Transferring entanglement to the steady-state of flying qubits

TL;DR

This paper explores a method for transferring entanglement from cavity-driven optical fields to flying qubits, enabling remote quantum entanglement without the need for simultaneous atom trapping.

Contribution

It introduces a novel scheme for entanglement transfer from driven cavities to flying qubits, addressing practical challenges in atom trapping and synchronization.

Findings

Entanglement transfer is effective with long cavity coherence times.

Unitary dynamics enable strong entanglement transfer.

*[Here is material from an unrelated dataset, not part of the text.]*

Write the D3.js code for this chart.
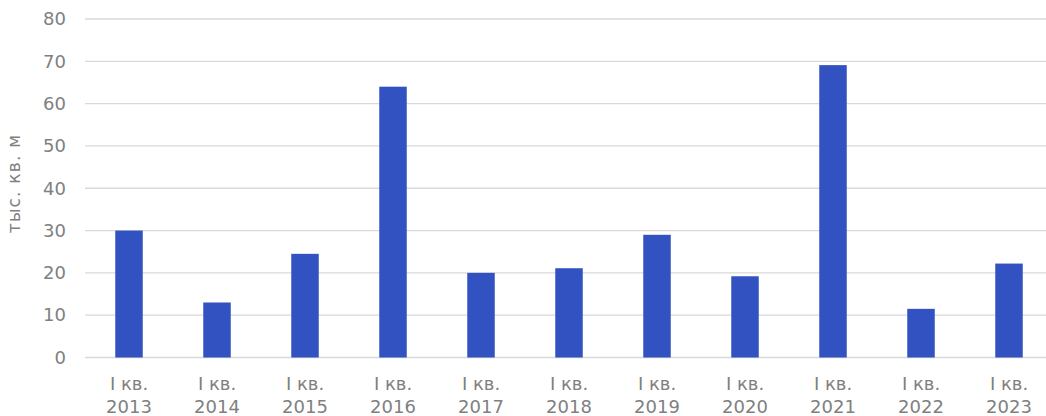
<!DOCTYPE html>
<html><head><meta charset="utf-8">
<script src="https://cdn.jsdelivr.net/npm/d3@7"></script>
<style>body{margin:0;background:#fff}svg{display:block}</style>
</head><body>
<svg id="c" width="1046" height="416"></svg>
<script>
const categories = ["2013","2014","2015","2016","2017","2018","2019","2020","2021","2022","2023"];
const quarterLabel = "I кв.";
const values = [30.0, 13.0, 24.5, 64.0, 20.0, 21.1, 29.0, 19.2, 69.1, 11.5, 22.2];
const yTicks = [0,10,20,30,40,50,60,70,80];
const yTitle = "тыс. кв. м";

const svg = d3.select("#c");
const font = "Verdana, 'DejaVu Sans', sans-serif";
const x = d3.scaleBand().domain(categories).range([85, 1053]).paddingInner(0.6875).paddingOuter(0.34375);
const y = d3.scaleLinear().domain([0,80]).range([357.5, 19]);

const grid = svg.append("g");
grid.selectAll("line").data(yTicks).join("line")
  .attr("x1",85).attr("x2",1046)
  .attr("y1",d=>y(d)).attr("y2",d=>y(d))
  .attr("stroke","#d9d9d9").attr("stroke-width",1.3);

const yAxis = svg.append("g").attr("transform","translate(85,0)")
  .call(d3.axisLeft(y).tickValues(yTicks).tickSize(0).tickPadding(19));
yAxis.select(".domain").remove();
yAxis.selectAll("text").attr("fill","#808080").style("font-family",font).style("font-size","18px");

svg.append("g").selectAll("rect").data(values).join("rect")
  .attr("x",(d,i)=>x(categories[i]))
  .attr("width",x.bandwidth())
  .attr("y",d=>y(d))
  .attr("height",d=>y(0)-y(d))
  .attr("fill","#3352c1");

const xl = svg.append("g");
categories.forEach(c=>{
  const t = xl.append("text").attr("text-anchor","middle")
    .attr("fill","#808080").style("font-family",font).style("font-size","18px");
  t.append("tspan").attr("x",x(c)+x.bandwidth()/2).attr("y",390).text(quarterLabel);
  t.append("tspan").attr("x",x(c)+x.bandwidth()/2).attr("y",412.5).text(c);
});

svg.append("text").attr("transform","translate(19.5,183.5) rotate(-90)")
  .attr("text-anchor","middle").attr("fill","#808080")
  .style("font-family",font).style("font-size","17px").style("letter-spacing","1.2px").text(yTitle);
</script>
</body></html>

Dissipation-dominated regimes result in weak quantum correlations.

Abstract

The transfer of entanglement from optical fields to qubits provides a viable approach to entangling remote qubits in a quantum network. In cavity quantum electrodynamics, the scheme relies on the interaction between a photonic resource and two stationary intracavity atomic qubits. However, it might be hard in practice to trap two atoms simultaneously and synchronize their coupling to the cavities. To address this point, we propose and study entanglement transfer from cavities driven by an entangled external field to controlled flying qubits. We consider two exemplary non-Gaussian driving fields: NOON and entangled coherent states. We show that in the limit of long coherence time of the cavity fields, when the dynamics is approximately unitary, entanglement is transferred from the driving field to two atomic qubits that cross the cavities. On the other hand, a dissipation-dominated dynamics leads to very weakly quantum-correlated atomic systems, as witnessed by vanishing quantum discord.